Recorded information >>
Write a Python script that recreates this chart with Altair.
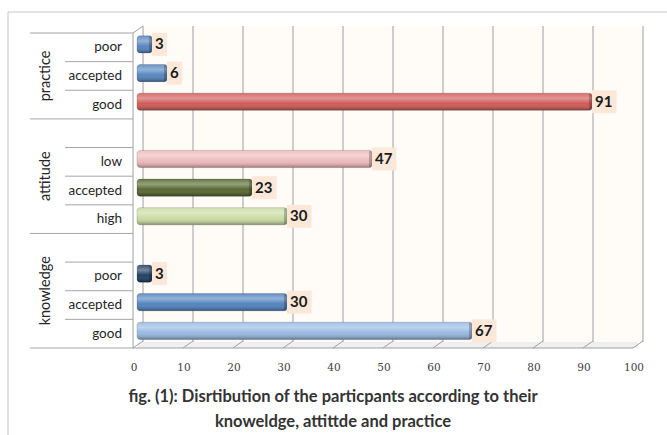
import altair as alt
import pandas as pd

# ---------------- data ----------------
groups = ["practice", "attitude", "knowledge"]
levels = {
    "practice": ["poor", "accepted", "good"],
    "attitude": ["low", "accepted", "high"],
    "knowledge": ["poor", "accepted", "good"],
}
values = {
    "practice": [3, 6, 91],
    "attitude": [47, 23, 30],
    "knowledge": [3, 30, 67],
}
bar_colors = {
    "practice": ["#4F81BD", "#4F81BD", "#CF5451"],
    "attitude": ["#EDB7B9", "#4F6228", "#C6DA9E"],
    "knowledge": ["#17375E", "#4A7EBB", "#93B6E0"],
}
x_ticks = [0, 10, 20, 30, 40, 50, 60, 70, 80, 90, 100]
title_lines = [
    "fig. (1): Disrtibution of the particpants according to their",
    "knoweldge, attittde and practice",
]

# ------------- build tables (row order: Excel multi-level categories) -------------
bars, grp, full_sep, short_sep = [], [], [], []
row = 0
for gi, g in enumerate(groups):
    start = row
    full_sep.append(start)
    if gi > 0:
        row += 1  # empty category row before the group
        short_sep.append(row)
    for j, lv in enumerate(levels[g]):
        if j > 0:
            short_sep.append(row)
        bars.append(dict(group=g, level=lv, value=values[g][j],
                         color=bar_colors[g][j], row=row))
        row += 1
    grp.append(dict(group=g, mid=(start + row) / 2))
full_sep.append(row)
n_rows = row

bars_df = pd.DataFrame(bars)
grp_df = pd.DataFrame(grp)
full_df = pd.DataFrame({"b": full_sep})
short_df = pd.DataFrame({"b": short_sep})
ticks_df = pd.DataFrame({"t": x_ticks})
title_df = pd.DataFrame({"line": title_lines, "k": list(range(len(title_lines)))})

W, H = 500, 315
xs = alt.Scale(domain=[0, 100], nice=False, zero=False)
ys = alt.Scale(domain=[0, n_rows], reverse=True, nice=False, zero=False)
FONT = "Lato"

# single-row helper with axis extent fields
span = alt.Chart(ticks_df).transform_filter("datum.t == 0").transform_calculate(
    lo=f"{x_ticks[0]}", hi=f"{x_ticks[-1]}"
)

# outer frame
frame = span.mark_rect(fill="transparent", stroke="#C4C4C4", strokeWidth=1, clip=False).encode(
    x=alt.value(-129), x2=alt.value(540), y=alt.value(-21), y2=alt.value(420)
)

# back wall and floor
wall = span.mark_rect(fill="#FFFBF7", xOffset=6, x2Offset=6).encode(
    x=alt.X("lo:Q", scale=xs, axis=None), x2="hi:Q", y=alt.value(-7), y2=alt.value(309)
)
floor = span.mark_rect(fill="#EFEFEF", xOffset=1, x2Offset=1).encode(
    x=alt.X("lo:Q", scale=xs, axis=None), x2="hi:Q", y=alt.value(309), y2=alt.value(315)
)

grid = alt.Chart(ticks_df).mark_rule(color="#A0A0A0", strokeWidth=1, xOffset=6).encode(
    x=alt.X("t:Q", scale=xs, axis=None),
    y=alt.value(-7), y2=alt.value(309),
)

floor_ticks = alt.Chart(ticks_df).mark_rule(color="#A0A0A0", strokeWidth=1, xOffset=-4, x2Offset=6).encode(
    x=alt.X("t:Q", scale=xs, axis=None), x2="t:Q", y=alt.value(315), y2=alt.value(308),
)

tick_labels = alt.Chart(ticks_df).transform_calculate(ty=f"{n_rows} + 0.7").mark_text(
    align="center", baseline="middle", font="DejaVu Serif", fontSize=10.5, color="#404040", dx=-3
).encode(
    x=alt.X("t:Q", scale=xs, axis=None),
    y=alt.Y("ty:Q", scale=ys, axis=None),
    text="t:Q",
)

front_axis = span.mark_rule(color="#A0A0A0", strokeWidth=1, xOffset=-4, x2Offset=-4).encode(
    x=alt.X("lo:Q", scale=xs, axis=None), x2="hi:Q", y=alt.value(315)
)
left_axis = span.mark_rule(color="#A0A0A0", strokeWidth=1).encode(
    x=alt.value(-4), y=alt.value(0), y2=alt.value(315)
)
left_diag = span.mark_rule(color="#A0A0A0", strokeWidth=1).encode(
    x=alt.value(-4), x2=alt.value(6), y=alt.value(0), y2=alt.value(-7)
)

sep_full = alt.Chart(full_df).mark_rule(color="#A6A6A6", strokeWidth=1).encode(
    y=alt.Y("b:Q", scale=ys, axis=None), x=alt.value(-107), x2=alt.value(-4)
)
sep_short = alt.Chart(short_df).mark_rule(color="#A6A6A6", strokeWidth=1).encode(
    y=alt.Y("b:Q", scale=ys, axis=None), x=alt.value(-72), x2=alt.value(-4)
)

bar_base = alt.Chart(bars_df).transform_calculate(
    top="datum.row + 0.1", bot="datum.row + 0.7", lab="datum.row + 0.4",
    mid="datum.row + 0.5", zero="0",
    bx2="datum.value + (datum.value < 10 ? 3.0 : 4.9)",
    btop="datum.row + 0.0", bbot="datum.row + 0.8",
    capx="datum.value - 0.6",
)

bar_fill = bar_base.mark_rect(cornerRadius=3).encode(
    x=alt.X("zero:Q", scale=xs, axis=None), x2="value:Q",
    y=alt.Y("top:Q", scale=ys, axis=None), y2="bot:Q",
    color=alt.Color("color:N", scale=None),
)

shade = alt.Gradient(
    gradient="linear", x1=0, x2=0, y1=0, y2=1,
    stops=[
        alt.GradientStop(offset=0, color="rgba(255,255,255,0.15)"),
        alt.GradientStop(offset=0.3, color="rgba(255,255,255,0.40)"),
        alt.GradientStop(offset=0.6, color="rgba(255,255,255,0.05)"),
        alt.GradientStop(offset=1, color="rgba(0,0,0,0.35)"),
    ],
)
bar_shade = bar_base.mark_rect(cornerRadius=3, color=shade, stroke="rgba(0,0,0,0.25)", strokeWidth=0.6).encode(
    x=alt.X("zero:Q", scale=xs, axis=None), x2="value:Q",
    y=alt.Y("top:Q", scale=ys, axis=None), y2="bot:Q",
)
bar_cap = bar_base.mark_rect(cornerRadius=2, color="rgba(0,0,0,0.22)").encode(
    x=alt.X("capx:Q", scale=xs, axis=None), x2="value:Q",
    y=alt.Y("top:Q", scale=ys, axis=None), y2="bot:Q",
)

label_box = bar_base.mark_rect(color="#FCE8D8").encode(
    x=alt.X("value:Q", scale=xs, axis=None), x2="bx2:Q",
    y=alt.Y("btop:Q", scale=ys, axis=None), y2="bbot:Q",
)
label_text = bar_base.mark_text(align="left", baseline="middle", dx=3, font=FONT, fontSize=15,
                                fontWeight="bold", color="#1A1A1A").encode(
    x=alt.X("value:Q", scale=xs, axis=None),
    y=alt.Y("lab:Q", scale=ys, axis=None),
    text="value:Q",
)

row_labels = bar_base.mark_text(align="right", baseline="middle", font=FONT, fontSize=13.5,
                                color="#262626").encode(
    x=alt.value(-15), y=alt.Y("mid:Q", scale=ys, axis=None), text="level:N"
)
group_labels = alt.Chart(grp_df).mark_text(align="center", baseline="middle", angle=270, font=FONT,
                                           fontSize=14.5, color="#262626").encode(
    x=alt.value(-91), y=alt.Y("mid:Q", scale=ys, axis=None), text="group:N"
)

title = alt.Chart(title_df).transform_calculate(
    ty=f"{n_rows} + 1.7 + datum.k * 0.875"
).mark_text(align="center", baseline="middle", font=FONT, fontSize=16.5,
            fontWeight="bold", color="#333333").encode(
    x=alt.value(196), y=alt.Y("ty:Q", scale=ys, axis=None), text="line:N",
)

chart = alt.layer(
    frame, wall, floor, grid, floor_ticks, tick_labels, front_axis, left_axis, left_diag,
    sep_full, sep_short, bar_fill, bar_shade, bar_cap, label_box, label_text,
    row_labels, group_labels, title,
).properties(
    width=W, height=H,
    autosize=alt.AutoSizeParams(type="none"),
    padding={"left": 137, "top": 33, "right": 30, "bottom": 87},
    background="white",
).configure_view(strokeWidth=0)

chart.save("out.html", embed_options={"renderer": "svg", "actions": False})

Stated goal >> For the listing above, identify each line bearing "with".

Exercise result >>
Write a Python script that recreates this chart with Altair.
# single-row helper with axis extent fields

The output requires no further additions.